# Dataset Cleaning

### Game Reviews

In [None]:
# Source datasets required to rerun notebooks are not included in the repo due to size constraints.
# Dataset URL: https://amazon-reviews-2023.github.io/ << Video_Games

# Note: Data cleaning notebooks must be run sequentially (1, 2, 3).

In [None]:
# Cleaning 4.624.615 game reviews aggressively to reduce size
# Strict handling of missing data to retain high-quality entries

In [None]:
# Imports

import re
import pandas as pd

In [None]:
# Reset to show all columns + rows

pd.reset_option('display.max_columns')
pd.reset_option('display.max_rows')

### Data Exploration

In [None]:
reviews = pd.read_json('../data/video_games_reviews.jsonl', lines = True)

reviews.shape

In [None]:
reviews.columns

In [None]:
reviews.sample()

### Data Cleaning

In [None]:
# Ensure only main products are retained

reviews = reviews[reviews['parent_asin'] == reviews['asin']]

reviews.shape

In [None]:
# Keep reviews only for games with available metadata

asins_meta = pd.read_csv('../data/meta_cleaned.csv')['parent_asin']

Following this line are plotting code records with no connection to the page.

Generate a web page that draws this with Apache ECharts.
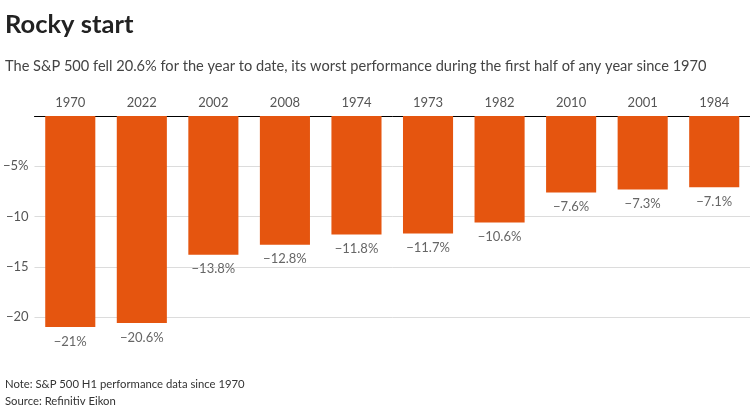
<!DOCTYPE html>
<html>
<head>
<meta charset="utf-8">
<script src="https://cdn.jsdelivr.net/npm/echarts@6/dist/echarts.min.js"></script>
<style>
  html, body { margin: 0; padding: 0; background: #fff; }
  #chart { width: 750px; height: 408px; }
</style>
</head>
<body>
<div id="chart"></div>
<script>
const years = ['1970', '2022', '2002', '2008', '1974', '1973', '1982', '2010', '2001', '1984'];
const changes = [-21, -20.6, -13.8, -12.8, -11.8, -11.7, -10.6, -7.6, -7.3, -7.1];
const yTicks = [-20, -15, -10, -5];

const MINUS = '\u2212';
function fmtVal(v) { return (v < 0 ? MINUS : '') + Math.abs(v) + '%'; }

const chart = echarts.init(document.getElementById('chart'), null, { renderer: 'canvas' });
chart.setOption({
  animation: false,
  backgroundColor: '#fff',
  title: [
    { text: 'Rocky start', left: 0, top: 7,
      textStyle: { fontFamily: 'Lato', fontWeight: 'bold', fontSize: 25.5, color: '#222' } },
    { text: 'The S&P 500 fell 20.6% for the year to date, its worst performance during the first half of any year since 1970',
      left: 0, top: 54,
      textStyle: { fontFamily: 'Lato', fontWeight: 'normal', fontSize: 14.6, color: '#444' } },
    { text: 'Note: S&P 500 H1 performance data since 1970', left: 0, top: 374,
      textStyle: { fontFamily: 'Lato', fontWeight: 'normal', fontSize: 11.3, color: '#333' } },
    { text: 'Source: Refinitiv Eikon', left: 0, top: 391,
      textStyle: { fontFamily: 'Lato', fontWeight: 'normal', fontSize: 11.3, color: '#333' } }
  ],
  grid: { left: 32, right: 0, top: 116, bottom: 40.7, containLabel: false },
  xAxis: {
    type: 'category',
    position: 'top',
    data: years,
    axisLine: { show: true, lineStyle: { color: '#000', width: 1 } },
    axisTick: { show: false },
    axisLabel: { margin: 7, fontFamily: 'Lato', fontSize: 13, color: '#555' },
    splitLine: { show: false }
  },
  yAxis: {
    type: 'value',
    min: -25, max: 0, interval: 5,
    axisLine: { show: false },
    axisTick: { show: false },
    axisLabel: {
      margin: 6, fontFamily: 'Lato', fontSize: 13, color: '#555',
      showMinLabel: false,
      formatter: function (v) {
        if (!yTicks.includes(v)) return '';
        return v === -5 ? MINUS + '5%' : MINUS + Math.abs(v);
      }
    },
    splitLine: { show: true, showMinLine: false, showMaxLine: false, lineStyle: { color: '#dcdcdc', width: 1 } }
  },
  series: [{
    type: 'bar',
    data: changes,
    barCategoryGap: '30%',
    itemStyle: { color: '#e5550f' },
    label: {
      show: true, position: 'bottom', distance: 8,
      fontFamily: 'Lato', fontSize: 13, color: '#666',
      formatter: function (p) { return fmtVal(p.value); }
    }
  }]
});
</script>
</body>
</html>
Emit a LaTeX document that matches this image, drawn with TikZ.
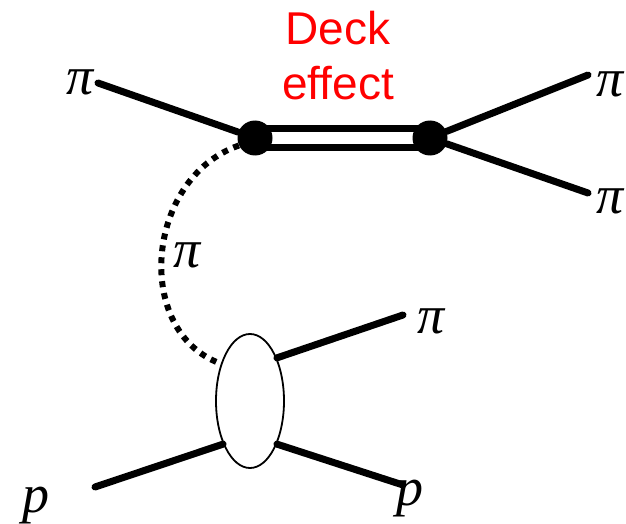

reviews = reviews[reviews['asin'].isin(asins_meta)]

reviews.shape

In [None]:
# Drop 'asin' since it now matches 'parent_asin'

reviews = reviews.drop('asin', axis = 1)

reviews.columns

In [None]:
reviews.sample()

In [None]:
reviews.images.value_counts()

In [None]:
# Count rows without 'images'

empty_images_count = reviews['images'].apply(lambda x: x == []).sum()

print('No images provided:', empty_images_count)

In [None]:
# Drop 'images' due to insufficient data

reviews.drop('images', axis = 1, inplace = True)

reviews.shape

In [None]:
reviews.sample()

In [None]:
# Remove duplicate game reviews

reviews.drop_duplicates(inplace = True)

reviews.shape

In [None]:
reviews.verified_purchase.value_counts()

In [None]:
# Remove unverified_purchases

reviews = reviews[reviews['verified_purchase']]

reviews.shape

In [None]:
# Filter reviews

filter_hardware = ['controler', 'controller', 'blu-Ray', 'card game', 'stick drift', 'battery', 'batteries', 
                   'slight wear', 'cable', 'usb', 'adapter', 'plastic piece', ' mic ', 'router', 
                   'device', 'great hardware', 'your xbox', 'charger', 'cable tv', 'remote', 
                   'console', 'soldering', 'clearly used', 'stick broke', 'leaks after']

filter_spanish = ['excelente', 'completamente', 'nuevo', 'descripción', 'juego', 'divertido', 
                  'llego', 'tiempo', 'completo', 'totalmente', 'recomendado', 'problema']

filter = filter_hardware + filter_spanish

def filter_hw_lang(row):
    for item in filter:
        if item in row:
            return False
    return True

reviews = reviews[reviews['text'].apply(filter_hw_lang)]

reviews.shape

In [None]:
# Replace patterns '<br />', '&#34;', '[[videoid', '[[ASIN:'

patterns = r"(<br\s*/?>|&#34;|\[\[videoid|\[\[ASIN:)"

def remove_patterns(text):
	cleaned_text = re.sub(patterns, ' ', text)
	return cleaned_text

reviews['text'] = reviews['text'].apply(remove_patterns)

### Save Game Reviews

In [None]:
# Reset index

reviews.reset_index(drop = True)

# Save cleaned game reviews

reviews.to_csv('../data/reviews_cleaned.csv', index = False)